● **Problem to solve**
Find, in the records below, the line that contains "Write a LaTeX" and the line that contains "anchor=base west] (titulo)". Copy those two lines and everything between them exactly, but not the pictures.
*** Data for this exercise ***
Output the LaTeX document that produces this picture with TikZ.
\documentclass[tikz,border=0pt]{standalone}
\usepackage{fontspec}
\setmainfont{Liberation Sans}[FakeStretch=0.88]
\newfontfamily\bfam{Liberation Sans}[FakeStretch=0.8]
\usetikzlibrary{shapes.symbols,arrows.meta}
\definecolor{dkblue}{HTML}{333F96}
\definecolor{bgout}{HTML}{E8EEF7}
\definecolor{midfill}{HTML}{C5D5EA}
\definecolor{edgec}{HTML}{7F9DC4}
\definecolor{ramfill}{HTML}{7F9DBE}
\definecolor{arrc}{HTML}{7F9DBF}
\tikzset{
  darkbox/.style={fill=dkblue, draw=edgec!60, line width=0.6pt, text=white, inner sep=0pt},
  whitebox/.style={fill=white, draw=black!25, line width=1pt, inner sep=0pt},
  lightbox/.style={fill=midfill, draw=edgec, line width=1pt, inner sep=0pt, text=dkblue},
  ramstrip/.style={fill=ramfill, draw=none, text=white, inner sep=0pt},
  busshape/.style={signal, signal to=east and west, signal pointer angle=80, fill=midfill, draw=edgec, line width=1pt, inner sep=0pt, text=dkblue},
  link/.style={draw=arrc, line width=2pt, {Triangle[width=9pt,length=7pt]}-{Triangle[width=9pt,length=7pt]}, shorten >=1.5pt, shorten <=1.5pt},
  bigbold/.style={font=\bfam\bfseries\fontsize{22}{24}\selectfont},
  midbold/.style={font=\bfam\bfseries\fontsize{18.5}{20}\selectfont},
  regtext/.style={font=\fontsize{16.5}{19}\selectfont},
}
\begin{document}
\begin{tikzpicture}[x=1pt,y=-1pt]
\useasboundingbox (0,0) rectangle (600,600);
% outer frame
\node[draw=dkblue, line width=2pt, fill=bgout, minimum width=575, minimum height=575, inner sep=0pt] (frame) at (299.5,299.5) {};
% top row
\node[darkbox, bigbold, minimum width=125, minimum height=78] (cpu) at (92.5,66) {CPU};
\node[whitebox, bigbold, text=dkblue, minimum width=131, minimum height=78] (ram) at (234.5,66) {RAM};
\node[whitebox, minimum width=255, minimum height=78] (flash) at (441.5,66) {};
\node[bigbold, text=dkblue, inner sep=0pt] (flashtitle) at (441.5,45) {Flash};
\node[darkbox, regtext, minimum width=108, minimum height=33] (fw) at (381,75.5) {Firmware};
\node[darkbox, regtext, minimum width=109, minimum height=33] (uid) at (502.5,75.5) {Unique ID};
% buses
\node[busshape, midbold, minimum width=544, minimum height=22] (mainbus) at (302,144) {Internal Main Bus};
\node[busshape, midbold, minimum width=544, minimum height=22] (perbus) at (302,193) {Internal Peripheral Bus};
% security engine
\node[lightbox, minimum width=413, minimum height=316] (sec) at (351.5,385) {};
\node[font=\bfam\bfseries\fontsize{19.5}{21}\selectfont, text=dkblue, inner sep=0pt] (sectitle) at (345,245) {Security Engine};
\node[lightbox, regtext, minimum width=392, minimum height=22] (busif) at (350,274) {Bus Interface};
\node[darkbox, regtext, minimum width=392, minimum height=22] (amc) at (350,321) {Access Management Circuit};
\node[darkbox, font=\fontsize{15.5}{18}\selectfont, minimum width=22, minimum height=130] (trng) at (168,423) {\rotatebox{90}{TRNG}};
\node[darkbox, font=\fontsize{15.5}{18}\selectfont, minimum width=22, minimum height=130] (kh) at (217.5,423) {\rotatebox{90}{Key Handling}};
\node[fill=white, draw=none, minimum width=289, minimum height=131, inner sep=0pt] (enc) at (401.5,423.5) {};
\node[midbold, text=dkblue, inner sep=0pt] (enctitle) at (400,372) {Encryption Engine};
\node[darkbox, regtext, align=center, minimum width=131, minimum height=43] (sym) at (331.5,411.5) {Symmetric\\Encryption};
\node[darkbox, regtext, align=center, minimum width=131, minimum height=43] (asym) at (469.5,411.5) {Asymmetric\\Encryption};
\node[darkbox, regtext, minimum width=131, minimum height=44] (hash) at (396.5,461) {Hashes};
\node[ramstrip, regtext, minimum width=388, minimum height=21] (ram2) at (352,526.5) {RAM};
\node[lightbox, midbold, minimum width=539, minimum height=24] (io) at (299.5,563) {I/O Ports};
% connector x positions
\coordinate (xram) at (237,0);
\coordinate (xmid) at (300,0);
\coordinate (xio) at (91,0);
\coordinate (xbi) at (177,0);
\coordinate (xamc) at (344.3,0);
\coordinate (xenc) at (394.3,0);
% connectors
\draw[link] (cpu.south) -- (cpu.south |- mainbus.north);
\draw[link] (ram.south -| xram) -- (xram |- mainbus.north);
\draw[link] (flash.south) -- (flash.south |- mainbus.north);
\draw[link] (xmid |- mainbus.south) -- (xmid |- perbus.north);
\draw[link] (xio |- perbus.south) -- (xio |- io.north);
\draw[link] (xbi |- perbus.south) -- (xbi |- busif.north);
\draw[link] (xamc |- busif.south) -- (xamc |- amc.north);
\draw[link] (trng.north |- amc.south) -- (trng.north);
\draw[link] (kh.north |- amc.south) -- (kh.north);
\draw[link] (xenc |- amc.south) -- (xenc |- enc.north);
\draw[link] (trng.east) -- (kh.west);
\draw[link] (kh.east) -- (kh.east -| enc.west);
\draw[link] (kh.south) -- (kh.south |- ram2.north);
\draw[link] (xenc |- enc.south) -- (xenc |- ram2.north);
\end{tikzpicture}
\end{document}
***
*** Data for this exercise ***
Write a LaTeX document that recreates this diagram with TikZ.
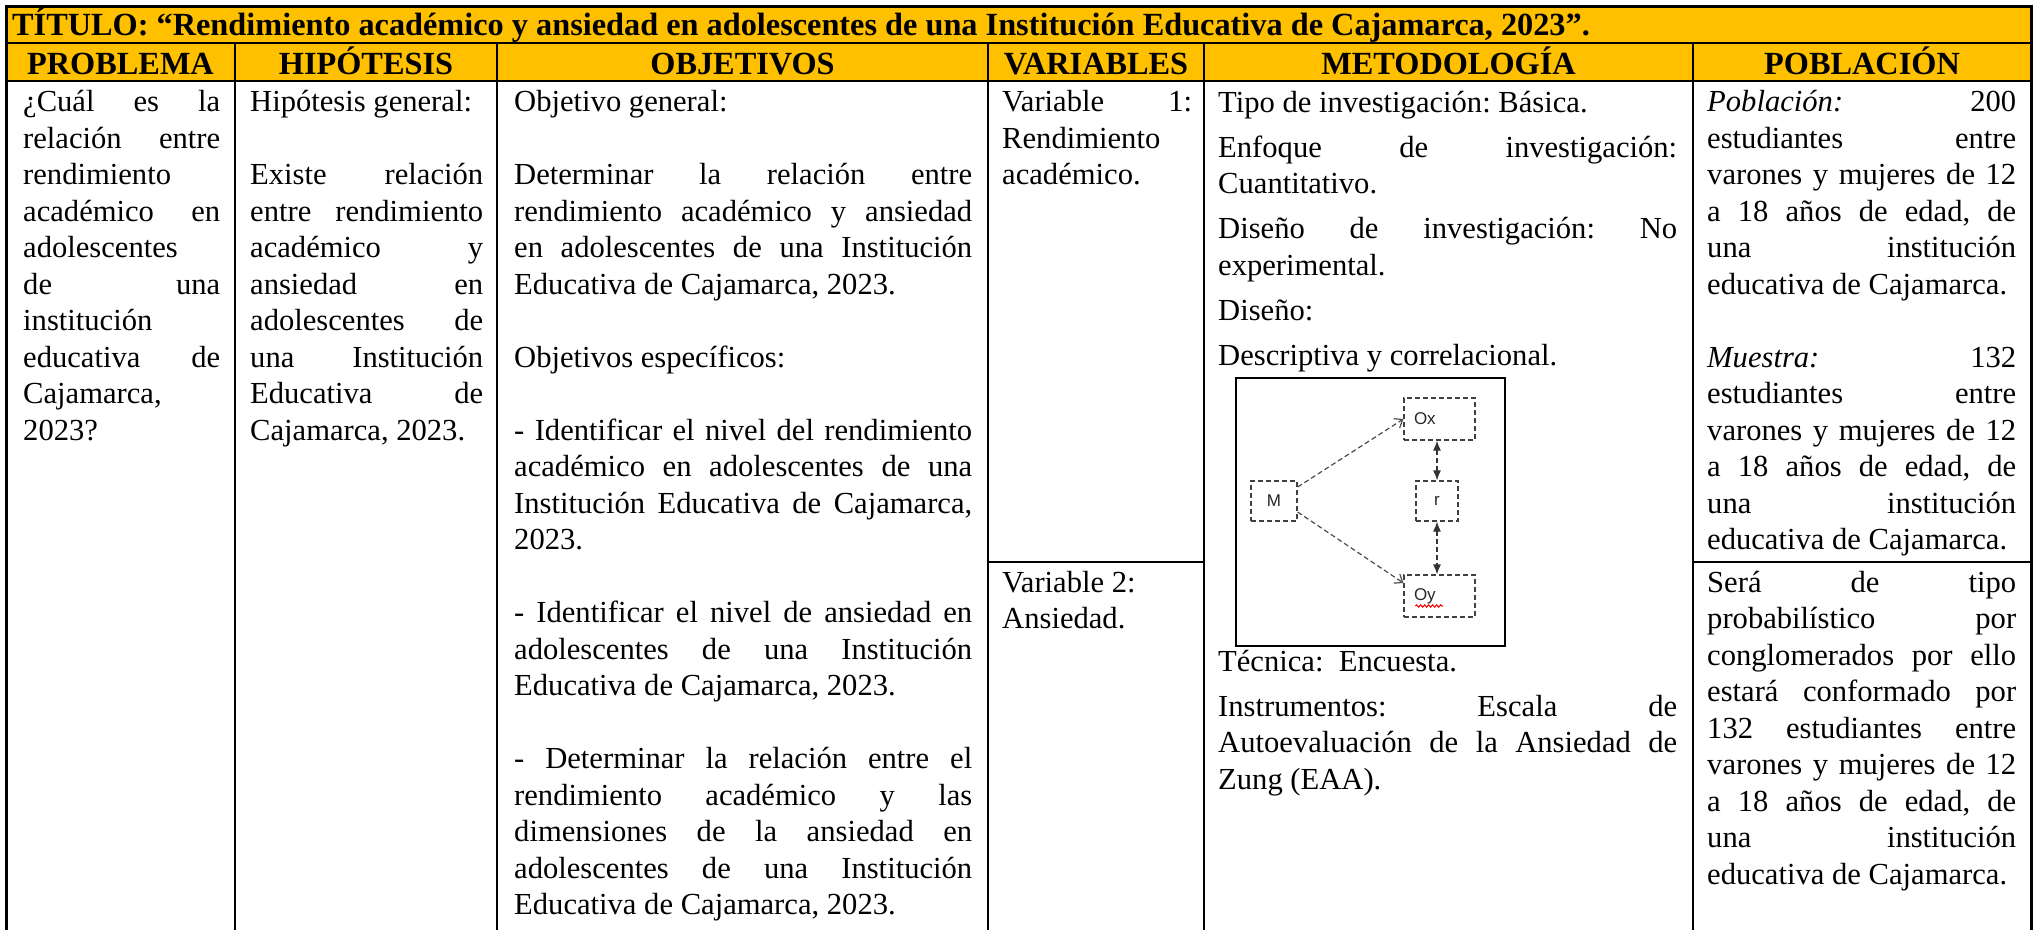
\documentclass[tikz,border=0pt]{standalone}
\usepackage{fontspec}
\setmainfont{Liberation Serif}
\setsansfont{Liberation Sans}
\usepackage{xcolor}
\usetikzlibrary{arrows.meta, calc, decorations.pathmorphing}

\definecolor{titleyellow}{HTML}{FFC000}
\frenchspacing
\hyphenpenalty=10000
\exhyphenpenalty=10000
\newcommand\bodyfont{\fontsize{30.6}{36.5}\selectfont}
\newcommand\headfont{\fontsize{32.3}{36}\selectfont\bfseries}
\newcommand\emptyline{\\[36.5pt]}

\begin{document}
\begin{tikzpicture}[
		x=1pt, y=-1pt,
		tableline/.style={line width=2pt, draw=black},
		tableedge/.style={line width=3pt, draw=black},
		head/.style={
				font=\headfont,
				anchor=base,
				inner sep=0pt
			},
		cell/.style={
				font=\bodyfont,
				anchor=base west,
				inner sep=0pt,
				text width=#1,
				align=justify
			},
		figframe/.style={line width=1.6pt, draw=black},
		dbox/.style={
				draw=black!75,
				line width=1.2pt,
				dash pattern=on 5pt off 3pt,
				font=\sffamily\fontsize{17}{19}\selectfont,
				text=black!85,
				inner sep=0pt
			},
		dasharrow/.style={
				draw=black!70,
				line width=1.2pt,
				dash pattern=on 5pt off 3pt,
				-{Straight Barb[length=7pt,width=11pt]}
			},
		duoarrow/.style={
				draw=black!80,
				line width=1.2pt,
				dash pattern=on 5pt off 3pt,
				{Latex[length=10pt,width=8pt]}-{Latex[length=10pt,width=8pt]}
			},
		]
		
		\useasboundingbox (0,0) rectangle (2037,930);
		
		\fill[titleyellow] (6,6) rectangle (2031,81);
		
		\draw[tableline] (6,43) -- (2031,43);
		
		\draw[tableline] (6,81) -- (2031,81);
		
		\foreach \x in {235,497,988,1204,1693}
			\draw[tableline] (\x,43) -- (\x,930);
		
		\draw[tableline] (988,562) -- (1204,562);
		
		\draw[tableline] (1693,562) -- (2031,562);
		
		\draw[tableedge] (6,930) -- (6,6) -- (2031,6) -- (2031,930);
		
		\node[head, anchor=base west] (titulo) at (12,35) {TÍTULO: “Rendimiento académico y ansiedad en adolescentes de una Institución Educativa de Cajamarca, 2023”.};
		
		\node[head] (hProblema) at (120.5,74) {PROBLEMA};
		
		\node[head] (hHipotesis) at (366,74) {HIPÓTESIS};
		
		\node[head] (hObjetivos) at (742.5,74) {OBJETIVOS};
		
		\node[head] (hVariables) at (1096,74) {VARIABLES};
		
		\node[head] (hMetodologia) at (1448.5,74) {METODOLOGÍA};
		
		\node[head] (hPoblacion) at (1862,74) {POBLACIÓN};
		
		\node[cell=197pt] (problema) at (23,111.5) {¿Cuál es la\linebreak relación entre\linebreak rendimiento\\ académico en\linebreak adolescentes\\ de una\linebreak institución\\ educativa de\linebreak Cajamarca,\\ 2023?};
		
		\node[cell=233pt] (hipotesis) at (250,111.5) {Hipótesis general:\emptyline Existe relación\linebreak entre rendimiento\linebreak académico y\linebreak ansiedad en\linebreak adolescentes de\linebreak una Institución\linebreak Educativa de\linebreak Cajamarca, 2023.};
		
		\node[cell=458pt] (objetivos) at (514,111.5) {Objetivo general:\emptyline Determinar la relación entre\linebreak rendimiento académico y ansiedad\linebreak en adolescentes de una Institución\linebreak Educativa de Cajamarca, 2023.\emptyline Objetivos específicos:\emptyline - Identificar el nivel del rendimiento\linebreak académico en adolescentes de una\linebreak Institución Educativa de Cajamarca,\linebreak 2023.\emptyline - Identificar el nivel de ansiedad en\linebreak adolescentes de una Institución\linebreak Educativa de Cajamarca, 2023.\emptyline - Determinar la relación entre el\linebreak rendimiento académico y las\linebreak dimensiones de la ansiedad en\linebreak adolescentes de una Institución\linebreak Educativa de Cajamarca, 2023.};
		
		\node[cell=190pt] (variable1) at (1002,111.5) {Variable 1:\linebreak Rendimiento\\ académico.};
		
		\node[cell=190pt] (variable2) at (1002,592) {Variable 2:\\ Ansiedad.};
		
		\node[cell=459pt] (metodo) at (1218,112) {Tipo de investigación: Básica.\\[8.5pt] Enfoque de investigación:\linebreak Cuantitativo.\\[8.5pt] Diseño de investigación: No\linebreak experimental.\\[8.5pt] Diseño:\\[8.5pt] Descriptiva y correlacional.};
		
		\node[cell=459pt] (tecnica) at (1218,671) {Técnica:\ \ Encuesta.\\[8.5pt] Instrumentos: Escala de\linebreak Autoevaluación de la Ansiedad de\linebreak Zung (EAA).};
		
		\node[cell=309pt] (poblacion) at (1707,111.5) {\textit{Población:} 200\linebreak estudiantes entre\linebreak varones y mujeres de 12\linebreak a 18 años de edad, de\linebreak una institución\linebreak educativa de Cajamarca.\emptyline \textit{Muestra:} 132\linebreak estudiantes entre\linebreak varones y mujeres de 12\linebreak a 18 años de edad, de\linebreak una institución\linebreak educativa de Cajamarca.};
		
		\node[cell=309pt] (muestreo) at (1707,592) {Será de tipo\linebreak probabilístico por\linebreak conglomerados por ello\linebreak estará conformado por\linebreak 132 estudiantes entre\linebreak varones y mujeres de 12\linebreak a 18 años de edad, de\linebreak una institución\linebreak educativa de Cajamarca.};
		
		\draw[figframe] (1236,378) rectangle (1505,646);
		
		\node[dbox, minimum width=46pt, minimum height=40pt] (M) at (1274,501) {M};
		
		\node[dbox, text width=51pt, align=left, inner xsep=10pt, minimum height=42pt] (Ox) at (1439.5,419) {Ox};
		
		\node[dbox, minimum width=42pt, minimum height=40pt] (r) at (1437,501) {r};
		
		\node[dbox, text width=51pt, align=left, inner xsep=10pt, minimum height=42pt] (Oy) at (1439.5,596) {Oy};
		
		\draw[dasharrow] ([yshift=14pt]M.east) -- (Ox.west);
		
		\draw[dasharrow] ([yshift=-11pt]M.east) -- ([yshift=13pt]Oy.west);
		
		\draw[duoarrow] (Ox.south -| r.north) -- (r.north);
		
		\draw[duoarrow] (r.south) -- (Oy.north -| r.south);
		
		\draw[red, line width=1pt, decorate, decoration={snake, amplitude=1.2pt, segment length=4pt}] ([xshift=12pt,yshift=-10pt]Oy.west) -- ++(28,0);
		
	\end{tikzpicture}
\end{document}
***
● **Output below**
Write a LaTeX document that recreates this diagram with TikZ.
\documentclass[tikz,border=0pt]{standalone}
\usepackage{fontspec}
\setmainfont{Liberation Serif}
\setsansfont{Liberation Sans}
\usepackage{xcolor}
\usetikzlibrary{arrows.meta, calc, decorations.pathmorphing}

\definecolor{titleyellow}{HTML}{FFC000}
\frenchspacing
\hyphenpenalty=10000
\exhyphenpenalty=10000
\newcommand\bodyfont{\fontsize{30.6}{36.5}\selectfont}
\newcommand\headfont{\fontsize{32.3}{36}\selectfont\bfseries}
\newcommand\emptyline{\\[36.5pt]}

\begin{document}
\begin{tikzpicture}[
		x=1pt, y=-1pt,
		tableline/.style={line width=2pt, draw=black},
		tableedge/.style={line width=3pt, draw=black},
		head/.style={
				font=\headfont,
				anchor=base,
				inner sep=0pt
			},
		cell/.style={
				font=\bodyfont,
				anchor=base west,
				inner sep=0pt,
				text width=#1,
				align=justify
			},
		figframe/.style={line width=1.6pt, draw=black},
		dbox/.style={
				draw=black!75,
				line width=1.2pt,
				dash pattern=on 5pt off 3pt,
				font=\sffamily\fontsize{17}{19}\selectfont,
				text=black!85,
				inner sep=0pt
			},
		dasharrow/.style={
				draw=black!70,
				line width=1.2pt,
				dash pattern=on 5pt off 3pt,
				-{Straight Barb[length=7pt,width=11pt]}
			},
		duoarrow/.style={
				draw=black!80,
				line width=1.2pt,
				dash pattern=on 5pt off 3pt,
				{Latex[length=10pt,width=8pt]}-{Latex[length=10pt,width=8pt]}
			},
		]
		
		\useasboundingbox (0,0) rectangle (2037,930);
		
		\fill[titleyellow] (6,6) rectangle (2031,81);
		
		\draw[tableline] (6,43) -- (2031,43);
		
		\draw[tableline] (6,81) -- (2031,81);
		
		\foreach \x in {235,497,988,1204,1693}
			\draw[tableline] (\x,43) -- (\x,930);
		
		\draw[tableline] (988,562) -- (1204,562);
		
		\draw[tableline] (1693,562) -- (2031,562);
		
		\draw[tableedge] (6,930) -- (6,6) -- (2031,6) -- (2031,930);
		
		\node[head, anchor=base west] (titulo) at (12,35) {TÍTULO: “Rendimiento académico y ansiedad en adolescentes de una Institución Educativa de Cajamarca, 2023”.};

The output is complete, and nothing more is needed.